» INSTRUCTION
Go through the entries and transcribe each one exactly, dropping the pictures.

[Charts and diagrams as code]
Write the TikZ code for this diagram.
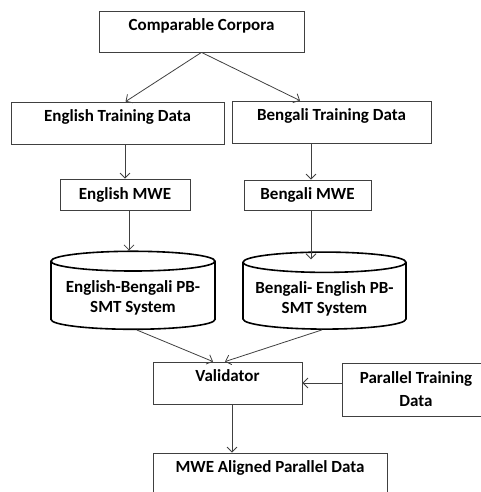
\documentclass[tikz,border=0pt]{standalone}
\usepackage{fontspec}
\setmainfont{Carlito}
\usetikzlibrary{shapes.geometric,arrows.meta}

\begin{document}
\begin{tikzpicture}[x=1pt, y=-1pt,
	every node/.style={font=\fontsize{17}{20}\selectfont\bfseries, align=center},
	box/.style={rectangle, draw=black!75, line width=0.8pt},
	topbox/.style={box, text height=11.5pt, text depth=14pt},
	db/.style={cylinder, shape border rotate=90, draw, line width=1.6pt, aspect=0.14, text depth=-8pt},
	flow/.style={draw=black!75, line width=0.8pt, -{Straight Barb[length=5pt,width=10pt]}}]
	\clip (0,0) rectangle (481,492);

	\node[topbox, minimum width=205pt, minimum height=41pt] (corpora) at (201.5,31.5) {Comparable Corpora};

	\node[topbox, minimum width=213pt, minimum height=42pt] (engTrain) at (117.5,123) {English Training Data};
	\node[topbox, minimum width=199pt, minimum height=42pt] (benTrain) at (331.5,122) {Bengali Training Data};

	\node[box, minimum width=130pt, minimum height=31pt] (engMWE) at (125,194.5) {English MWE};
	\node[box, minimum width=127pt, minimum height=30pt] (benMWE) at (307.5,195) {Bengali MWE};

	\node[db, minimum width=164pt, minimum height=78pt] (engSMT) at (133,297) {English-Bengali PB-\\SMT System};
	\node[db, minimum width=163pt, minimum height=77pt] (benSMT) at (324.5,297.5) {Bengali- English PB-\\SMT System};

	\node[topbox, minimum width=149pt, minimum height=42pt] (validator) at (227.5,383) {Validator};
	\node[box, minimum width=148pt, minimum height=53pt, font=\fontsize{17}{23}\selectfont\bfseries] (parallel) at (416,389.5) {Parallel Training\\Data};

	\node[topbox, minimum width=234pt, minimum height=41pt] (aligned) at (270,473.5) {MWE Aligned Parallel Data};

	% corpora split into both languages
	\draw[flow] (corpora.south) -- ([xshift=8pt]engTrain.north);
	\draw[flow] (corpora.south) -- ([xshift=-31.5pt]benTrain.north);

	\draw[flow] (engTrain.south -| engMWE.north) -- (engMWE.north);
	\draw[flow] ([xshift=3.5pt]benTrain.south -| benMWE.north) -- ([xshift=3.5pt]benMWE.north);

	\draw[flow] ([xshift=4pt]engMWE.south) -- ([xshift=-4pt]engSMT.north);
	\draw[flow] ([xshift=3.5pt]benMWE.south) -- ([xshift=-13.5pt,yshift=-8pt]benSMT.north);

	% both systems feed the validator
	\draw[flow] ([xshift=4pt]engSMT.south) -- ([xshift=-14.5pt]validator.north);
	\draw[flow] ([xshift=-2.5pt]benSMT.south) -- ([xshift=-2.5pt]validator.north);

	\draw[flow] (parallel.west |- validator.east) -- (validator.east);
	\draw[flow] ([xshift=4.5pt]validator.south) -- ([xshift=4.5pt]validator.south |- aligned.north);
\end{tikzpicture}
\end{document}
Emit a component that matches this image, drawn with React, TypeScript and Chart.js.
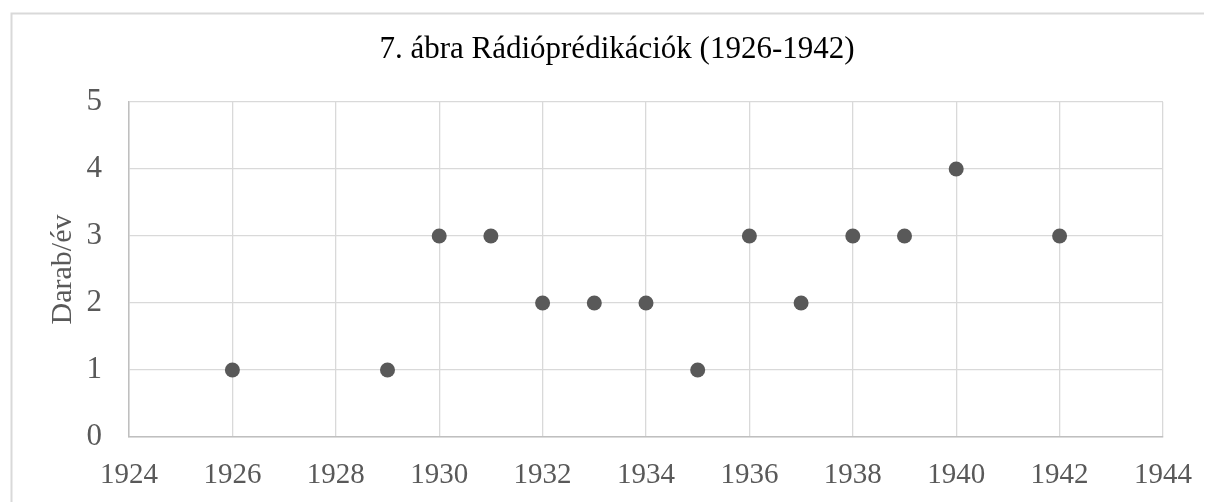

» FULL ANSWER
Write the TikZ code for this diagram.
\documentclass[tikz,border=0pt]{standalone}
\usepackage{fontspec}
\setmainfont{Carlito}
\usetikzlibrary{shapes.geometric,arrows.meta}

\begin{document}
\begin{tikzpicture}[x=1pt, y=-1pt,
	every node/.style={font=\fontsize{17}{20}\selectfont\bfseries, align=center},
	box/.style={rectangle, draw=black!75, line width=0.8pt},
	topbox/.style={box, text height=11.5pt, text depth=14pt},
	db/.style={cylinder, shape border rotate=90, draw, line width=1.6pt, aspect=0.14, text depth=-8pt},
	flow/.style={draw=black!75, line width=0.8pt, -{Straight Barb[length=5pt,width=10pt]}}]
	\clip (0,0) rectangle (481,492);

	\node[topbox, minimum width=205pt, minimum height=41pt] (corpora) at (201.5,31.5) {Comparable Corpora};

	\node[topbox, minimum width=213pt, minimum height=42pt] (engTrain) at (117.5,123) {English Training Data};
	\node[topbox, minimum width=199pt, minimum height=42pt] (benTrain) at (331.5,122) {Bengali Training Data};

	\node[box, minimum width=130pt, minimum height=31pt] (engMWE) at (125,194.5) {English MWE};
	\node[box, minimum width=127pt, minimum height=30pt] (benMWE) at (307.5,195) {Bengali MWE};

	\node[db, minimum width=164pt, minimum height=78pt] (engSMT) at (133,297) {English-Bengali PB-\\SMT System};
	\node[db, minimum width=163pt, minimum height=77pt] (benSMT) at (324.5,297.5) {Bengali- English PB-\\SMT System};

	\node[topbox, minimum width=149pt, minimum height=42pt] (validator) at (227.5,383) {Validator};
	\node[box, minimum width=148pt, minimum height=53pt, font=\fontsize{17}{23}\selectfont\bfseries] (parallel) at (416,389.5) {Parallel Training\\Data};

	\node[topbox, minimum width=234pt, minimum height=41pt] (aligned) at (270,473.5) {MWE Aligned Parallel Data};

	% corpora split into both languages
	\draw[flow] (corpora.south) -- ([xshift=8pt]engTrain.north);
	\draw[flow] (corpora.south) -- ([xshift=-31.5pt]benTrain.north);

	\draw[flow] (engTrain.south -| engMWE.north) -- (engMWE.north);
	\draw[flow] ([xshift=3.5pt]benTrain.south -| benMWE.north) -- ([xshift=3.5pt]benMWE.north);

	\draw[flow] ([xshift=4pt]engMWE.south) -- ([xshift=-4pt]engSMT.north);
	\draw[flow] ([xshift=3.5pt]benMWE.south) -- ([xshift=-13.5pt,yshift=-8pt]benSMT.north);

	% both systems feed the validator
	\draw[flow] ([xshift=4pt]engSMT.south) -- ([xshift=-14.5pt]validator.north);
	\draw[flow] ([xshift=-2.5pt]benSMT.south) -- ([xshift=-2.5pt]validator.north);

	\draw[flow] (parallel.west |- validator.east) -- (validator.east);
	\draw[flow] ([xshift=4.5pt]validator.south) -- ([xshift=4.5pt]validator.south |- aligned.north);
\end{tikzpicture}
\end{document}
Emit a component that matches this image, drawn with React, TypeScript and Chart.js.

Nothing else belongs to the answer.